Climate and costs generating concern for young families
Patrick Matweew, Chief Executive Officer, Redback Technologies
One of the things that has been most remarkable this year is how school-age children have engaged in the climate change conversation. Starting with a Swedish schoolgirl, Greta Thunberg, we saw the School Strike 4 Climate spread across the globe. It’s uplifting to see how our younger generations are putting their energy into fighting for change.
Of course, Australia joined in too. An estimated 300,000 Australians across the country marched for climate action at the Global School Strike 4 Climate on 20 September.
Now we’ve learnt that it isn’t just children but younger families in general who are the most concerned about our nation’s inaction on climate change. In fact, 80 per cent of young families agree Australia could do more to reach Paris Climate Agreement goals, according to our survey of more than 1,000 Australian residents conducted by Lightspeed Research.
And while four in five (80 per cent) Australians believe the government is responsible for contributing to a renewable powered future, less than half (44 per cent) of Australians believe that the government has been successful.
Now young families are keen to take matters into their own hands.
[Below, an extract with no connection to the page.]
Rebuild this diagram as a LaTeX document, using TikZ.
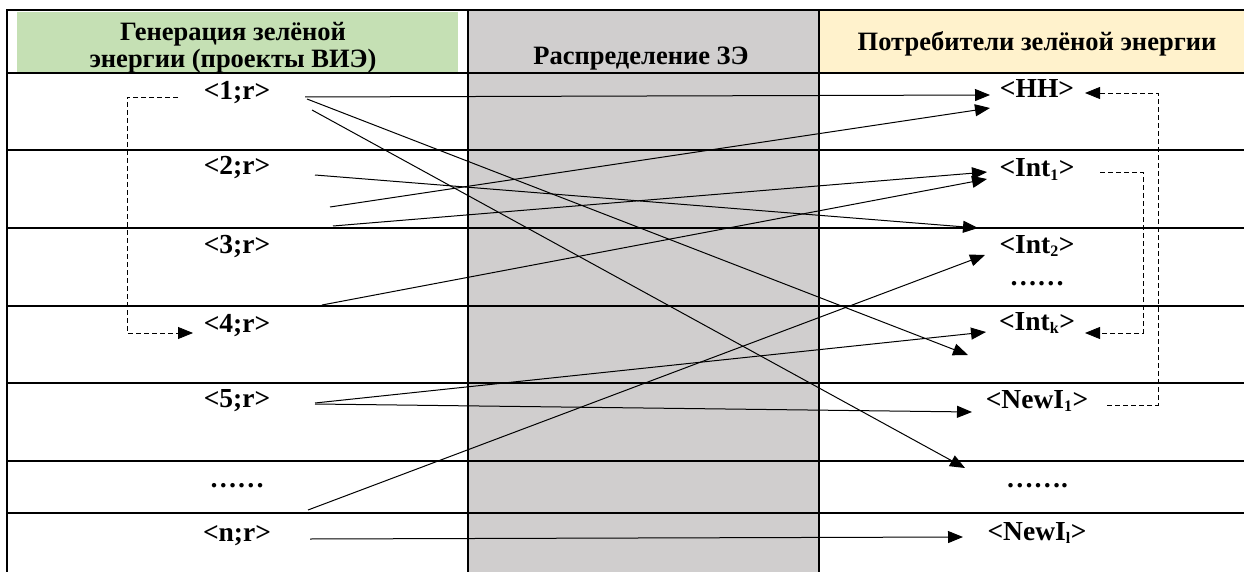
\documentclass[tikz,border=0pt]{standalone}
\usepackage{fontspec}
\setmainfont{Liberation Serif}
\usetikzlibrary{arrows.meta}
\definecolor{gengreen}{HTML}{C5E0B4}
\definecolor{distgrey}{HTML}{D0CECE}
\definecolor{consyellow}{HTML}{FFF2CC}
\newcommand{\lowidx}[1]{\textsubscript{\fontsize{16}{16}\selectfont #1}}
\begin{document}
\begin{tikzpicture}[x=1pt,y=-1pt,
    cell/.style={anchor=base,inner sep=0pt,font=\fontsize{27.5}{30}\selectfont\bfseries},
    head/.style={inner sep=0pt,align=center,font=\fontsize{26.5}{28}\selectfont\bfseries},
    tabline/.style={line width=1.5pt},
    arr/.style={line width=1pt,-{Triangle[length=15pt,width=12pt]}},
    link/.style={line width=.8pt,dash pattern=on 5pt off 3pt,-{Triangle[length=15pt,width=12pt]}}]
  \useasboundingbox (0,0) rectangle (1244,572);
  \fill[gengreen] (17,12) rectangle (458,72);
  \fill[distgrey] (468,10) rectangle (819,572);
  \fill[consyellow] (819,10) rectangle (1244,73);
  \draw[tabline] (7,572) -- (7,10) -- (1244,10);
  \draw[tabline] (468,10) -- (468,572);
  \draw[tabline] (819,10) -- (819,572);
  \draw[tabline] (7,73) -- (1244,73);
  \draw[tabline] (7,150) -- (1244,150);
  \draw[tabline] (7,228) -- (1244,228);
  \draw[tabline] (7,306) -- (1244,306);
  \draw[tabline] (7,383) -- (1244,383);
  \draw[tabline] (7,461) -- (1244,461);
  \draw[tabline] (7,513) -- (1244,513);

  \node[head] (hgen) at (233,48) {Генерация зелёной\\[-1pt]энергии (проекты ВИЭ)};
  \node[head,anchor=base] (hdist) at (641,65) {Распределение ЗЭ};
  \node[head,anchor=base] (hcons) at (1037,51) {Потребители зелёной энергии};

  \node[cell] (g1) at (237,100) {<1;r>};
  \node[cell] (g2) at (237,175) {<2;r>};
  \node[cell] (g3) at (237,253) {<3;r>};
  \node[cell] (g4) at (237,332) {<4;r>};
  \node[cell] (g5) at (237,407) {<5;r>};
  \node[cell] (gdots) at (237,487) {……};
  \node[cell] (gn) at (237,541) {<n;r>};

  \node[cell] (hh) at (1037,98) {<HH>};
  \node[cell] (int1) at (1037,177) {<Int\lowidx{1}>};
  \node[cell] (int2) at (1037,253) {<Int\lowidx{2}>};
  \node[cell] (idots) at (1037,285) {……};
  \node[cell] (intk) at (1037,330) {<Int\lowidx{k}>};
  \node[cell] (new1) at (1037,408) {<NewI\lowidx{1}>};
  \node[cell] (ndots) at (1037,487) {…….};
  \node[cell] (newl) at (1037,540) {<NewI\lowidx{l}>};

  \draw[arr] ([shift={(68,-3)}]g1.base) -- ([shift={(-47,-3)}]hh.base);
  \draw[arr] ([shift={(70,-1)}]g1.base) -- ([shift={(-69,25)}]intk.base);
  \draw[arr] ([shift={(75,10)}]g1.base) -- ([shift={(-72,-19)}]ndots.base);
  \draw[arr] ([shift={(78,0)}]g2.base) -- ([shift={(-59,-25)}]int2.base);
  \draw[arr] ([shift={(93,32)}]g2.base) -- ([shift={(-47,10)}]hh.base);
  \draw[arr] ([shift={(96,-27)}]g3.base) -- ([shift={(-50,-5)}]int1.base);
  \draw[arr] ([shift={(85,-27)}]g4.base) -- ([shift={(-50,2)}]int1.base);
  \draw[arr] ([shift={(78,-4)}]g5.base) -- ([shift={(-51,2)}]intk.base);
  \draw[arr] ([shift={(78,-3)}]g5.base) -- ([shift={(-65,4)}]new1.base);
  \draw[arr] ([shift={(71,23)}]gdots.base) -- ([shift={(-52,2)}]int2.base);
  \draw[arr] ([shift={(73,-2)}]gn.base) -- ([shift={(-74,-3)}]newl.base);

  \draw[link] ([shift={(-59,-3)}]g1.base) -- ++(-51,0) |- ([shift={(-44,1)}]g4.base);
  \draw[link] ([shift={(70,-3)}]new1.base) -- ++(51,0) |- ([shift={(48,-5)}]hh.base);
  \draw[link] ([shift={(63,-5)}]int1.base) -- ++(43,0) |- ([shift={(48,3)}]intk.base);
\end{tikzpicture}
\end{document}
More than any other sector of Australian society, they see themselves as having a role to play in ensuring we move towards a renewable future.
That’s really encouraging. As young parents, they must wonder what kind of world they’re going to leave to their children. After all, younger generations are the ones who will be around to see the worst effects of climate change.
But younger families also have more immediate concerns when it comes to how we secure our energy. We learnt that more than half of young families dreaded opening their last energy bills and a similar percentage (54 per cent) were shocked by what they owed.
What’s less encouraging is that, despite this concern, less than half (45 per cent) have considered buying solar energy and battery storage systems. This is one of the most powerful ways that homeowners can take back control over their energy future and finances, and ultimately, Australia’s energy and climate future. Among the general public, only a third have expressed an interest in solar energy and battery storage systems.
What this tells me is that we as an industry have work to do. There’s clearly an education gap when it comes to solar and battery systems which the industry must address. We at Redback take on some responsibility for that and we encourage our industry peers to do the same. It’s imperative that we continue to help homeowners understand how solar and battery storage systems will help them achieve both their sustainability and financial goals, including how state subsidies can overcome some of the initial purchasing barriers.
We also call on the government to further assist homeowners by creating an aligned, national approach to supporting homeowners looking to purchase solar and storage systems. This includes providing easier energy network access for consumers looking to feed into the grid and setting sensible standards that don’t increase red tape for users looking to go renewable.
For Australia’s future and the health of our industry, it’s time to help not just young families, but all Australians take control on climate and costs.